--- START DATASET SECTION ---

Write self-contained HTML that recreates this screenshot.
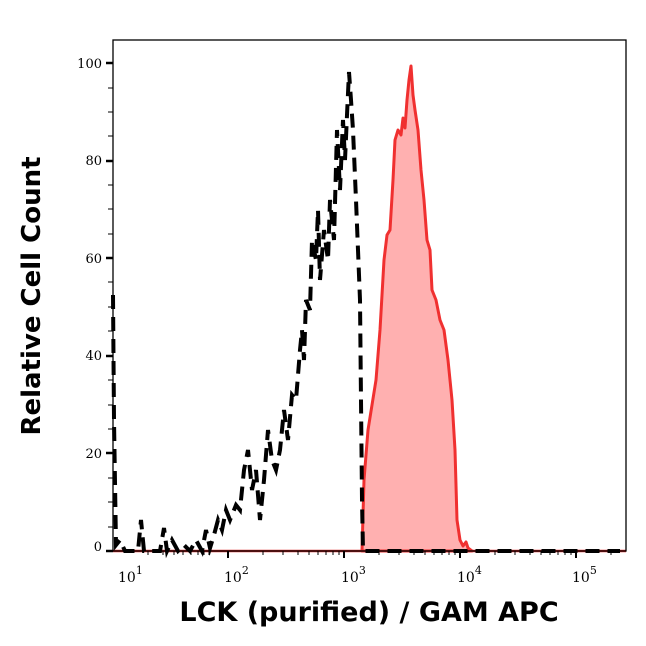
<!DOCTYPE html>
<html><head><style>body{margin:0;background:#fff}</style></head><body>
<svg width="646" height="641" xmlns="http://www.w3.org/2000/svg" font-family="DejaVu Serif, serif">
<rect width="646" height="641" fill="#fff"/>
<path d="M362,551 L364,480 L368,430 L372,405 L376,380 L380,330 L384,260 L387,235 L390,230 L393,180 L395,140 L398,130 L401,135 L403,118 L405,128 L407,100 L409,80 L411,66 L413,95 L415,110 L418,130 L421,170 L424,200 L427,240 L430,250 L432,290 L436,300 L440,320 L444,330 L448,360 L452,400 L455,450 L457,520 L460,540 L463,546 L466,542 L468,548 L472,551 Z" fill="#ffb0b0" stroke="#f03030" stroke-width="3" stroke-linejoin="round"/>
<line x1="113" y1="551" x2="626" y2="551" stroke="#e03030" stroke-width="2.5"/>
<polyline fill="none" stroke="#000" stroke-width="4" stroke-dasharray="14,8" points="113,295 114,420 116,545 120,540 125,551 130,551 138,551 141,520 144,551 150,551 160,551 164,528 167,551 172,540 178,551 184,545 190,551 196,540 202,551 206,530 210,548 214,535 218,520 222,530 226,510 230,520 236,505 240,510 244,470 248,450 252,490 256,470 260,520 264,480 268,430 272,460 276,470 280,450 284,410 288,440 292,395 296,400 300,350 302,330 304,360 306,300 310,310 312,240 316,260 318,210 320,280 324,230 328,260 330,200 334,240 337,130 340,190 343,120 345,160 347,115 349,72 351,100 353,130 356,200 358,250 360,300 361,400 362,500 363,551 370,551 420,551 480,551 560,551 620,551"/>
<rect x="113" y="40" width="513" height="511" fill="none" stroke="#000" stroke-width="1.3"/>
<g stroke="#000" stroke-width="2.5">
<line x1="106" y1="551" x2="113" y2="551"/><line x1="106" y1="453" x2="113" y2="453"/><line x1="106" y1="356" x2="113" y2="356"/><line x1="106" y1="258" x2="113" y2="258"/><line x1="106" y1="161" x2="113" y2="161"/><line x1="106" y1="63" x2="113" y2="63"/>
</g>
<g stroke="#000" stroke-width="1"><line x1="108" y1="527" x2="113" y2="527"/><line x1="108" y1="502" x2="113" y2="502"/><line x1="108" y1="478" x2="113" y2="478"/><line x1="108" y1="429" x2="113" y2="429"/><line x1="108" y1="405" x2="113" y2="405"/><line x1="108" y1="380" x2="113" y2="380"/><line x1="108" y1="331" x2="113" y2="331"/><line x1="108" y1="307" x2="113" y2="307"/><line x1="108" y1="282" x2="113" y2="282"/><line x1="108" y1="234" x2="113" y2="234"/><line x1="108" y1="209" x2="113" y2="209"/><line x1="108" y1="185" x2="113" y2="185"/><line x1="108" y1="136" x2="113" y2="136"/><line x1="108" y1="112" x2="113" y2="112"/><line x1="108" y1="88" x2="113" y2="88"/></g>
<g font-size="13" text-anchor="end"><text x="102" y="551">0</text><text x="102" y="458">20</text><text x="102" y="360">40</text><text x="102" y="263">60</text><text x="102" y="165">80</text><text x="102" y="68">100</text></g>
<g stroke="#000" stroke-width="2"><line x1="228" y1="551" x2="228" y2="558"/><line x1="344" y1="551" x2="344" y2="558"/><line x1="460" y1="551" x2="460" y2="558"/><line x1="576" y1="551" x2="576" y2="558"/></g>
<g stroke="#000" stroke-width="1">
<line x1="148" y1="551" x2="148" y2="555"/><line x1="163" y1="551" x2="163" y2="555"/><line x1="174" y1="551" x2="174" y2="555"/><line x1="183" y1="551" x2="183" y2="555"/><line x1="191" y1="551" x2="191" y2="555"/><line x1="198" y1="551" x2="198" y2="555"/><line x1="204" y1="551" x2="204" y2="555"/><line x1="209" y1="551" x2="209" y2="555"/>
<line x1="263" y1="551" x2="263" y2="555"/><line x1="283" y1="551" x2="283" y2="555"/><line x1="298" y1="551" x2="298" y2="555"/><line x1="309" y1="551" x2="309" y2="555"/><line x1="318" y1="551" x2="318" y2="555"/><line x1="326" y1="551" x2="326" y2="555"/><line x1="333" y1="551" x2="333" y2="555"/><line x1="339" y1="551" x2="339" y2="555"/>
<line x1="379" y1="551" x2="379" y2="555"/><line x1="399" y1="551" x2="399" y2="555"/><line x1="414" y1="551" x2="414" y2="555"/><line x1="425" y1="551" x2="425" y2="555"/><line x1="434" y1="551" x2="434" y2="555"/><line x1="442" y1="551" x2="442" y2="555"/><line x1="449" y1="551" x2="449" y2="555"/><line x1="455" y1="551" x2="455" y2="555"/>
<line x1="495" y1="551" x2="495" y2="555"/><line x1="515" y1="551" x2="515" y2="555"/><line x1="530" y1="551" x2="530" y2="555"/><line x1="541" y1="551" x2="541" y2="555"/><line x1="550" y1="551" x2="550" y2="555"/><line x1="558" y1="551" x2="558" y2="555"/><line x1="565" y1="551" x2="565" y2="555"/><line x1="571" y1="551" x2="571" y2="555"/>
<line x1="611" y1="551" x2="611" y2="555"/></g>
<g font-size="14"><text x="118" y="582">10<tspan font-size="11" dy="-8">1</tspan></text><text x="224" y="582">10<tspan font-size="11" dy="-8">2</tspan></text><text x="341" y="582">10<tspan font-size="11" dy="-8">3</tspan></text><text x="457" y="582">10<tspan font-size="11" dy="-8">4</tspan></text><text x="572" y="582">10<tspan font-size="11" dy="-8">5</tspan></text></g>
<text x="369" y="621" text-anchor="middle" font-family="DejaVu Sans, sans-serif" font-weight="bold" font-size="27">LCK (purified) / GAM APC</text>
<text transform="translate(40,296) rotate(-90)" text-anchor="middle" font-family="DejaVu Sans, sans-serif" font-weight="bold" font-size="26">Relative Cell Count</text>
</svg>
</body></html>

--- END DATASET SECTION ---

Reproduce the data verbatim. Do not carry any picture into the copy.

Write self-contained HTML that recreates this screenshot.
<!DOCTYPE html>
<html><head><style>body{margin:0;background:#fff}</style></head><body>
<svg width="646" height="641" xmlns="http://www.w3.org/2000/svg" font-family="DejaVu Serif, serif">
<rect width="646" height="641" fill="#fff"/>
<path d="M362,551 L364,480 L368,430 L372,405 L376,380 L380,330 L384,260 L387,235 L390,230 L393,180 L395,140 L398,130 L401,135 L403,118 L405,128 L407,100 L409,80 L411,66 L413,95 L415,110 L418,130 L421,170 L424,200 L427,240 L430,250 L432,290 L436,300 L440,320 L444,330 L448,360 L452,400 L455,450 L457,520 L460,540 L463,546 L466,542 L468,548 L472,551 Z" fill="#ffb0b0" stroke="#f03030" stroke-width="3" stroke-linejoin="round"/>
<line x1="113" y1="551" x2="626" y2="551" stroke="#e03030" stroke-width="2.5"/>
<polyline fill="none" stroke="#000" stroke-width="4" stroke-dasharray="14,8" points="113,295 114,420 116,545 120,540 125,551 130,551 138,551 141,520 144,551 150,551 160,551 164,528 167,551 172,540 178,551 184,545 190,551 196,540 202,551 206,530 210,548 214,535 218,520 222,530 226,510 230,520 236,505 240,510 244,470 248,450 252,490 256,470 260,520 264,480 268,430 272,460 276,470 280,450 284,410 288,440 292,395 296,400 300,350 302,330 304,360 306,300 310,310 312,240 316,260 318,210 320,280 324,230 328,260 330,200 334,240 337,130 340,190 343,120 345,160 347,115 349,72 351,100 353,130 356,200 358,250 360,300 361,400 362,500 363,551 370,551 420,551 480,551 560,551 620,551"/>
<rect x="113" y="40" width="513" height="511" fill="none" stroke="#000" stroke-width="1.3"/>
<g stroke="#000" stroke-width="2.5">
<line x1="106" y1="551" x2="113" y2="551"/><line x1="106" y1="453" x2="113" y2="453"/><line x1="106" y1="356" x2="113" y2="356"/><line x1="106" y1="258" x2="113" y2="258"/><line x1="106" y1="161" x2="113" y2="161"/><line x1="106" y1="63" x2="113" y2="63"/>
</g>
<g stroke="#000" stroke-width="1"><line x1="108" y1="527" x2="113" y2="527"/><line x1="108" y1="502" x2="113" y2="502"/><line x1="108" y1="478" x2="113" y2="478"/><line x1="108" y1="429" x2="113" y2="429"/><line x1="108" y1="405" x2="113" y2="405"/><line x1="108" y1="380" x2="113" y2="380"/><line x1="108" y1="331" x2="113" y2="331"/><line x1="108" y1="307" x2="113" y2="307"/><line x1="108" y1="282" x2="113" y2="282"/><line x1="108" y1="234" x2="113" y2="234"/><line x1="108" y1="209" x2="113" y2="209"/><line x1="108" y1="185" x2="113" y2="185"/><line x1="108" y1="136" x2="113" y2="136"/><line x1="108" y1="112" x2="113" y2="112"/><line x1="108" y1="88" x2="113" y2="88"/></g>
<g font-size="13" text-anchor="end"><text x="102" y="551">0</text><text x="102" y="458">20</text><text x="102" y="360">40</text><text x="102" y="263">60</text><text x="102" y="165">80</text><text x="102" y="68">100</text></g>
<g stroke="#000" stroke-width="2"><line x1="228" y1="551" x2="228" y2="558"/><line x1="344" y1="551" x2="344" y2="558"/><line x1="460" y1="551" x2="460" y2="558"/><line x1="576" y1="551" x2="576" y2="558"/></g>
<g stroke="#000" stroke-width="1">
<line x1="148" y1="551" x2="148" y2="555"/><line x1="163" y1="551" x2="163" y2="555"/><line x1="174" y1="551" x2="174" y2="555"/><line x1="183" y1="551" x2="183" y2="555"/><line x1="191" y1="551" x2="191" y2="555"/><line x1="198" y1="551" x2="198" y2="555"/><line x1="204" y1="551" x2="204" y2="555"/><line x1="209" y1="551" x2="209" y2="555"/>
<line x1="263" y1="551" x2="263" y2="555"/><line x1="283" y1="551" x2="283" y2="555"/><line x1="298" y1="551" x2="298" y2="555"/><line x1="309" y1="551" x2="309" y2="555"/><line x1="318" y1="551" x2="318" y2="555"/><line x1="326" y1="551" x2="326" y2="555"/><line x1="333" y1="551" x2="333" y2="555"/><line x1="339" y1="551" x2="339" y2="555"/>
<line x1="379" y1="551" x2="379" y2="555"/><line x1="399" y1="551" x2="399" y2="555"/><line x1="414" y1="551" x2="414" y2="555"/><line x1="425" y1="551" x2="425" y2="555"/><line x1="434" y1="551" x2="434" y2="555"/><line x1="442" y1="551" x2="442" y2="555"/><line x1="449" y1="551" x2="449" y2="555"/><line x1="455" y1="551" x2="455" y2="555"/>
<line x1="495" y1="551" x2="495" y2="555"/><line x1="515" y1="551" x2="515" y2="555"/><line x1="530" y1="551" x2="530" y2="555"/><line x1="541" y1="551" x2="541" y2="555"/><line x1="550" y1="551" x2="550" y2="555"/><line x1="558" y1="551" x2="558" y2="555"/><line x1="565" y1="551" x2="565" y2="555"/><line x1="571" y1="551" x2="571" y2="555"/>
<line x1="611" y1="551" x2="611" y2="555"/></g>
<g font-size="14"><text x="118" y="582">10<tspan font-size="11" dy="-8">1</tspan></text><text x="224" y="582">10<tspan font-size="11" dy="-8">2</tspan></text><text x="341" y="582">10<tspan font-size="11" dy="-8">3</tspan></text><text x="457" y="582">10<tspan font-size="11" dy="-8">4</tspan></text><text x="572" y="582">10<tspan font-size="11" dy="-8">5</tspan></text></g>
<text x="369" y="621" text-anchor="middle" font-family="DejaVu Sans, sans-serif" font-weight="bold" font-size="27">LCK (purified) / GAM APC</text>
<text transform="translate(40,296) rotate(-90)" text-anchor="middle" font-family="DejaVu Sans, sans-serif" font-weight="bold" font-size="26">Relative Cell Count</text>
</svg>
</body></html>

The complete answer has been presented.